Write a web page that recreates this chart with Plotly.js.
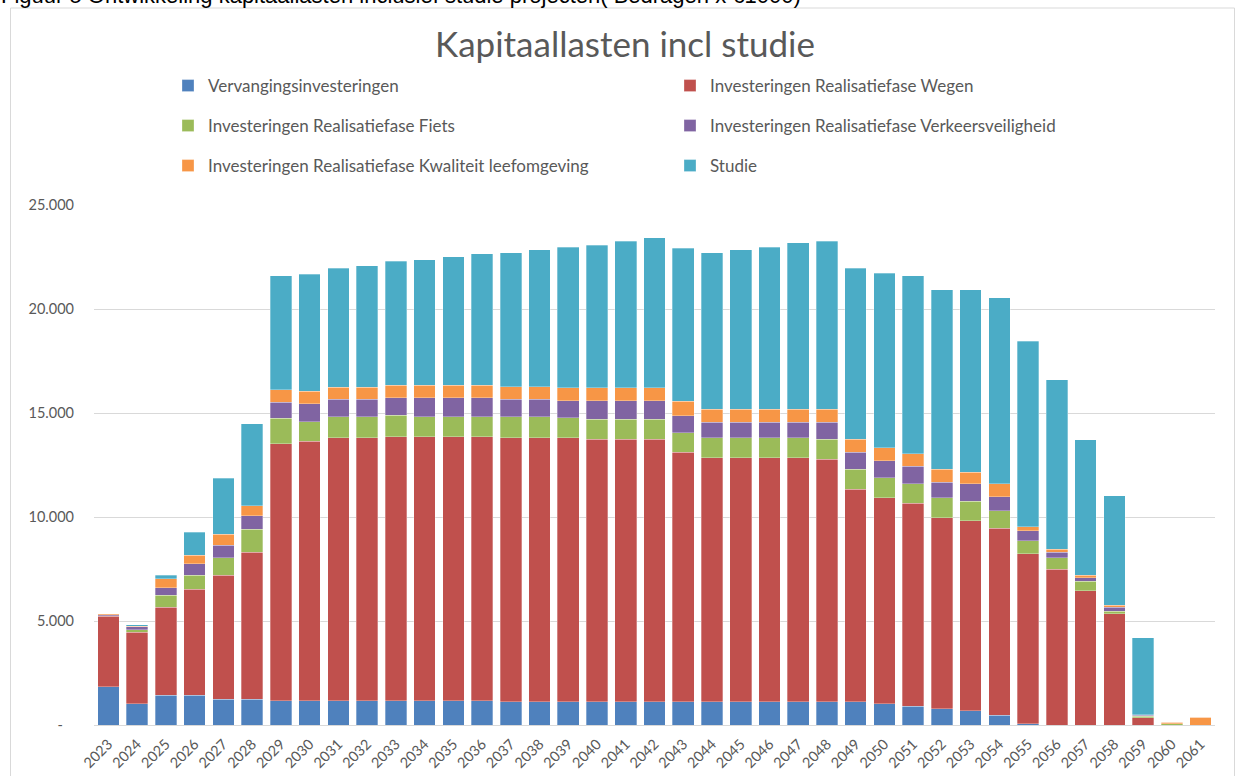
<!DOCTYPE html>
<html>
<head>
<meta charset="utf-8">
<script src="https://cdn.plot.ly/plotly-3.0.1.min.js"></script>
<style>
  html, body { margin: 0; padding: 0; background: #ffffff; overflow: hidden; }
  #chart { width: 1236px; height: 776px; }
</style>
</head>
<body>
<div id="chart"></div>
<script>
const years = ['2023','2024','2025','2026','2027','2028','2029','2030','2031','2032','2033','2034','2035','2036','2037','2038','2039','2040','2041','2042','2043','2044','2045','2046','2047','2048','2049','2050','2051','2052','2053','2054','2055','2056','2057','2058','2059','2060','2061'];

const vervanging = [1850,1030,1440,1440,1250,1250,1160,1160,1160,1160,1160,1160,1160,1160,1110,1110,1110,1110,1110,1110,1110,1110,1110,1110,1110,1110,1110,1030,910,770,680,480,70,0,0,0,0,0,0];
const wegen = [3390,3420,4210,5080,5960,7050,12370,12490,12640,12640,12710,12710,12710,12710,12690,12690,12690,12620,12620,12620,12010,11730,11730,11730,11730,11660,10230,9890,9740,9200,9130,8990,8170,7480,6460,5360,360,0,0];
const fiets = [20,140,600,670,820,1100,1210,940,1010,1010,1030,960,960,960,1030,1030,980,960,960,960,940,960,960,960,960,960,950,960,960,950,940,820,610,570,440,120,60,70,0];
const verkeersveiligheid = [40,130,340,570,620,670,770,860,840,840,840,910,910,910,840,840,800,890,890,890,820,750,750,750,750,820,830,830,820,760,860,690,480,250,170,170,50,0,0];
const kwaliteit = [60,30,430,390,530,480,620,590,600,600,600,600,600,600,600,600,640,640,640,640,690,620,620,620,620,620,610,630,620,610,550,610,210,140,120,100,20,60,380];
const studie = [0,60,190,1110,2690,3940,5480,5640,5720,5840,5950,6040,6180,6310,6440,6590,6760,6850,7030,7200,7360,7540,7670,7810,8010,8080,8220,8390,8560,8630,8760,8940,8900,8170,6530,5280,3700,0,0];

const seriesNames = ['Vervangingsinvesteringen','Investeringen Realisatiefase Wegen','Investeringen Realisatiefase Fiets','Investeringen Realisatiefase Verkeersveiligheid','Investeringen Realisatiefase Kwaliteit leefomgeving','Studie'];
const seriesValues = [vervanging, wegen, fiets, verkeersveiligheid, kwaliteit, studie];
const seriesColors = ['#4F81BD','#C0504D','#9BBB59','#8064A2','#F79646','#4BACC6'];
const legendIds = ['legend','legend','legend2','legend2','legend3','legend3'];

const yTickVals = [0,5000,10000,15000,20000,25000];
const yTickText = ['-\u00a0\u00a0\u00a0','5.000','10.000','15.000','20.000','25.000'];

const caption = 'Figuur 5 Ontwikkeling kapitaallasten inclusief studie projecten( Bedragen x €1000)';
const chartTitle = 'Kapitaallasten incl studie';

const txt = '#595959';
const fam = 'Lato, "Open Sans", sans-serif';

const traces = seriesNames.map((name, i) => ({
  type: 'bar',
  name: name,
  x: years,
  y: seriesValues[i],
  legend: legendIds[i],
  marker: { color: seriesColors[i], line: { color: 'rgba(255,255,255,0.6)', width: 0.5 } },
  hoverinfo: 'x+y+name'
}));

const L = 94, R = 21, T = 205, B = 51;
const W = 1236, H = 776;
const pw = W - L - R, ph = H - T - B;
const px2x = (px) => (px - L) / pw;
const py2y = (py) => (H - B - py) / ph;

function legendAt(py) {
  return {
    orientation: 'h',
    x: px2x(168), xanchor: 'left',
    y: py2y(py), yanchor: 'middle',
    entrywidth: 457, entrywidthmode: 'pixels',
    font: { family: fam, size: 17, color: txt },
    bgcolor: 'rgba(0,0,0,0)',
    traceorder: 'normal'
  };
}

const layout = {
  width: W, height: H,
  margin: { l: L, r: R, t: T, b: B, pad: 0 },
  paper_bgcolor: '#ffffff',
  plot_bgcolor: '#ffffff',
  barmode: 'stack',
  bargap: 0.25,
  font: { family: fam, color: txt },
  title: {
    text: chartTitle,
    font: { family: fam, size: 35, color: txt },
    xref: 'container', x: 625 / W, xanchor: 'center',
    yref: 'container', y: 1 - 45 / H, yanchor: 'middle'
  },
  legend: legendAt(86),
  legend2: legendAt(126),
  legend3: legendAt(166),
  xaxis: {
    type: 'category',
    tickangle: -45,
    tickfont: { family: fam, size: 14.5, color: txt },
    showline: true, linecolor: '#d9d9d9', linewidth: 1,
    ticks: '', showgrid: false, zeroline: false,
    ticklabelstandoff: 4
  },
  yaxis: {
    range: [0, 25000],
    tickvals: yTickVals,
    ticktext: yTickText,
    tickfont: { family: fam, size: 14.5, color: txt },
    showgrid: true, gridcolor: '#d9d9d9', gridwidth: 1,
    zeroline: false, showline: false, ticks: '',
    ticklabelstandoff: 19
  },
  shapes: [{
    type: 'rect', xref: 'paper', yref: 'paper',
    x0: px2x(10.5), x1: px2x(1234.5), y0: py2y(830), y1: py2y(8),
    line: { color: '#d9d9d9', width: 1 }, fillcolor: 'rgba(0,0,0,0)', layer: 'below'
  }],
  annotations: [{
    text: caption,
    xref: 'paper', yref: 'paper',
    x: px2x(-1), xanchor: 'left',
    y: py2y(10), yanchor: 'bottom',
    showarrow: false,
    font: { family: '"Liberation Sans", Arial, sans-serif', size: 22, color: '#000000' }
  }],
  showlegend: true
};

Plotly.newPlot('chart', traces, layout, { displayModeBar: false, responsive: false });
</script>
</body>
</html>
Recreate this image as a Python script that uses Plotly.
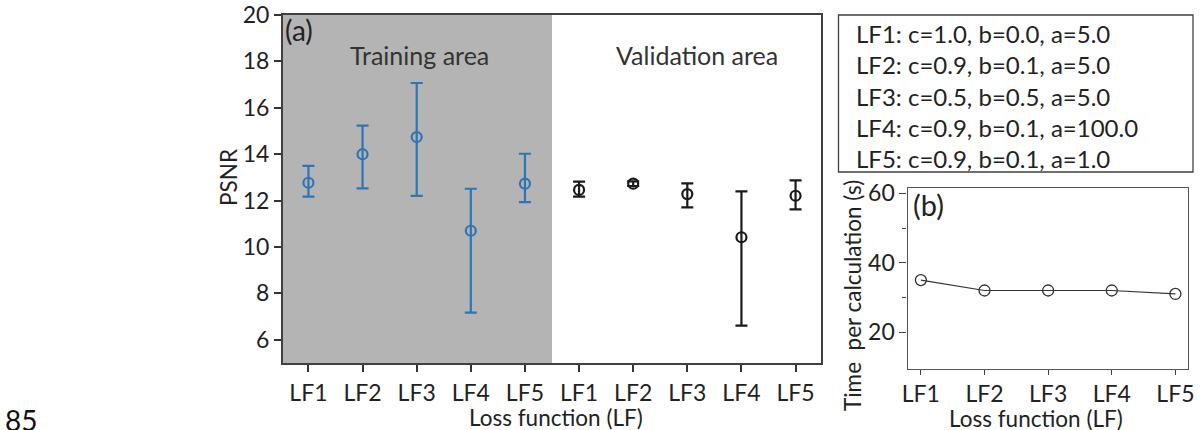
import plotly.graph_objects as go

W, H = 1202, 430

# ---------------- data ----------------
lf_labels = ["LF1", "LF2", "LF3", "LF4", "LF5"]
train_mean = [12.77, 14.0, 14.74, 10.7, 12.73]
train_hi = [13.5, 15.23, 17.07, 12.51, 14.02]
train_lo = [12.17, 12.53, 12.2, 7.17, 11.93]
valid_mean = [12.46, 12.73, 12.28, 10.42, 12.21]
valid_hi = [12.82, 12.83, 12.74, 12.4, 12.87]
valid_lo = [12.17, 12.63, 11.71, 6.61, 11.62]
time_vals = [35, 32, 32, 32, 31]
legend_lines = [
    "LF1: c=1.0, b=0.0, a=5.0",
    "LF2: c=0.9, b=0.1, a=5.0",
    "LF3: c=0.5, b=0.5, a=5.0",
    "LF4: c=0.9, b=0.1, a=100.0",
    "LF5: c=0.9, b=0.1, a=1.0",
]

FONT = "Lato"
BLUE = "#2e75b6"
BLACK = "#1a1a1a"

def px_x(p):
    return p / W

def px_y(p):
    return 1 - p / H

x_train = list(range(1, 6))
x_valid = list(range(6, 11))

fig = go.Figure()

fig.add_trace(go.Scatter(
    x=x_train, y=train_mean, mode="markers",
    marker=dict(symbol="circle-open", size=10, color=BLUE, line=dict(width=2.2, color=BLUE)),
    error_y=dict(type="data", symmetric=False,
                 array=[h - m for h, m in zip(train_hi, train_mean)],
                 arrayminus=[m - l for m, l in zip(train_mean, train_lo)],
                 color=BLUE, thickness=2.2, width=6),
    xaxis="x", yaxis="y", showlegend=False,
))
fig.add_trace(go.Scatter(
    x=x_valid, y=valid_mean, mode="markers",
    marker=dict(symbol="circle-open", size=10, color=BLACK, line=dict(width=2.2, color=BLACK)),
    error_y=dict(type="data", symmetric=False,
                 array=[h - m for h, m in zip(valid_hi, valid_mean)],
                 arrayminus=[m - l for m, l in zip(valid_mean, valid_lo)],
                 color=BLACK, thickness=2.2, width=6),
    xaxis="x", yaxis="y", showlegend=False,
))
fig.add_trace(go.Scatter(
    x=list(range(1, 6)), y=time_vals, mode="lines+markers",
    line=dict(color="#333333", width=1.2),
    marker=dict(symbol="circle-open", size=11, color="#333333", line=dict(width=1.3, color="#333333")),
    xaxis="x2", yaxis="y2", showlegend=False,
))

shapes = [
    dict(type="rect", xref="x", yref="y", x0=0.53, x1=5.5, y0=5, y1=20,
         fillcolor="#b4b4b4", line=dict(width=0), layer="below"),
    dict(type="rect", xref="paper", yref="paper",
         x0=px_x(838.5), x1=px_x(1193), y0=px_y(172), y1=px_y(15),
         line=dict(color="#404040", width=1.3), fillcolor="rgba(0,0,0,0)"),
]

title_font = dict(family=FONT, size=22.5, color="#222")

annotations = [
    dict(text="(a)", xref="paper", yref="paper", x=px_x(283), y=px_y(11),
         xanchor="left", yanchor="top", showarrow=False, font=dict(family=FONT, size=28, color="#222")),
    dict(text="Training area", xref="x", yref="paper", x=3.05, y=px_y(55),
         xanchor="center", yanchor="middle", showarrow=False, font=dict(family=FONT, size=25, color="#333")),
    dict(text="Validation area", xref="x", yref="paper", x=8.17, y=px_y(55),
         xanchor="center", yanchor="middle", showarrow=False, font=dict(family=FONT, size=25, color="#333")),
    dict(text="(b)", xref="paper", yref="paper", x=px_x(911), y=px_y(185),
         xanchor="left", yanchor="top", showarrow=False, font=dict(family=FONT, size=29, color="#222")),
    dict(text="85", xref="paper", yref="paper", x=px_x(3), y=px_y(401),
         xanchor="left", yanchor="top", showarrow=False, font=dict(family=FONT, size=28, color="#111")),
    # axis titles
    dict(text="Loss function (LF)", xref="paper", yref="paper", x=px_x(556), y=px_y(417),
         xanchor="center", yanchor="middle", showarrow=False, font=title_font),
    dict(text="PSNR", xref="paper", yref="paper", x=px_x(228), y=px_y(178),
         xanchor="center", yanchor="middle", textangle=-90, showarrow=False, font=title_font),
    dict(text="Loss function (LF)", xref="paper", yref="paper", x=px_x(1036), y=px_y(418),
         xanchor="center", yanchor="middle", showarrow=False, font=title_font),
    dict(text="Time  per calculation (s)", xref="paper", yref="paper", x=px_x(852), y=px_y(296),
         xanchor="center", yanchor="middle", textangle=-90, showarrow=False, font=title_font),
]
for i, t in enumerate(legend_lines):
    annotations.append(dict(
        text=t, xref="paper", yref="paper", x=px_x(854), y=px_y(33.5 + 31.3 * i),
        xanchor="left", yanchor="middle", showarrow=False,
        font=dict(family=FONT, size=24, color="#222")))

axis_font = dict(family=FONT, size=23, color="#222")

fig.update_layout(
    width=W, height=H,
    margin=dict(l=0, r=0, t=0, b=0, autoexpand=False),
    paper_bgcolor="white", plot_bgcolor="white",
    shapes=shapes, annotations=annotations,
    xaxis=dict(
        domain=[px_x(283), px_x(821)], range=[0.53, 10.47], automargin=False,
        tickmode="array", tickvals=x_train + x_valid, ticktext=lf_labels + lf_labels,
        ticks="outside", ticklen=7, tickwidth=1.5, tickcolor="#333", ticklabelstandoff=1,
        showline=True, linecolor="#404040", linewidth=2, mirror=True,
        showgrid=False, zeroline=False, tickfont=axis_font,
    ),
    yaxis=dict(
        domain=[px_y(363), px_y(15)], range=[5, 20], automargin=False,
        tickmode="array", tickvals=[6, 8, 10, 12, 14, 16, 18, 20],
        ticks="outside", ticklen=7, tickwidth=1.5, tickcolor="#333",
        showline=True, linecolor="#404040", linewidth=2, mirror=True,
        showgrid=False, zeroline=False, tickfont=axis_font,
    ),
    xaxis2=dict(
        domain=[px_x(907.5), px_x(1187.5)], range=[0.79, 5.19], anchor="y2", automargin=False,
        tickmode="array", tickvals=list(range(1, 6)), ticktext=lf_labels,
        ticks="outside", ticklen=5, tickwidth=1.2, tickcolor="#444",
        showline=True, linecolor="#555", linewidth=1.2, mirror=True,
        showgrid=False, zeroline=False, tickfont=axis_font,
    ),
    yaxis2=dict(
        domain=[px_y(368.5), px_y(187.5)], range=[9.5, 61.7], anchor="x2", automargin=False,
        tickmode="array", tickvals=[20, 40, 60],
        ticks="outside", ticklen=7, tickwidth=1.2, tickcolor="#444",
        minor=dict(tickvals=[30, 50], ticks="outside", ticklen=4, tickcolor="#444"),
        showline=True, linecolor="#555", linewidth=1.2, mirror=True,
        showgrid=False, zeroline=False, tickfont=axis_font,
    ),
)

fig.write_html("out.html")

◆ Required task
Begin at the line that has "Recreate this image", stop after the line that has "fig = go.Figure()", and reproduce every line between them exactly and nothing else. Pictures stay out of the copy.

◆ Answer to this problem
Recreate this image as a Python script that uses Plotly.
import plotly.graph_objects as go

W, H = 1202, 430

# ---------------- data ----------------
lf_labels = ["LF1", "LF2", "LF3", "LF4", "LF5"]
train_mean = [12.77, 14.0, 14.74, 10.7, 12.73]
train_hi = [13.5, 15.23, 17.07, 12.51, 14.02]
train_lo = [12.17, 12.53, 12.2, 7.17, 11.93]
valid_mean = [12.46, 12.73, 12.28, 10.42, 12.21]
valid_hi = [12.82, 12.83, 12.74, 12.4, 12.87]
valid_lo = [12.17, 12.63, 11.71, 6.61, 11.62]
time_vals = [35, 32, 32, 32, 31]
legend_lines = [
    "LF1: c=1.0, b=0.0, a=5.0",
    "LF2: c=0.9, b=0.1, a=5.0",
    "LF3: c=0.5, b=0.5, a=5.0",
    "LF4: c=0.9, b=0.1, a=100.0",
    "LF5: c=0.9, b=0.1, a=1.0",
]

FONT = "Lato"
BLUE = "#2e75b6"
BLACK = "#1a1a1a"

def px_x(p):
    return p / W

def px_y(p):
    return 1 - p / H

x_train = list(range(1, 6))
x_valid = list(range(6, 11))

fig = go.Figure()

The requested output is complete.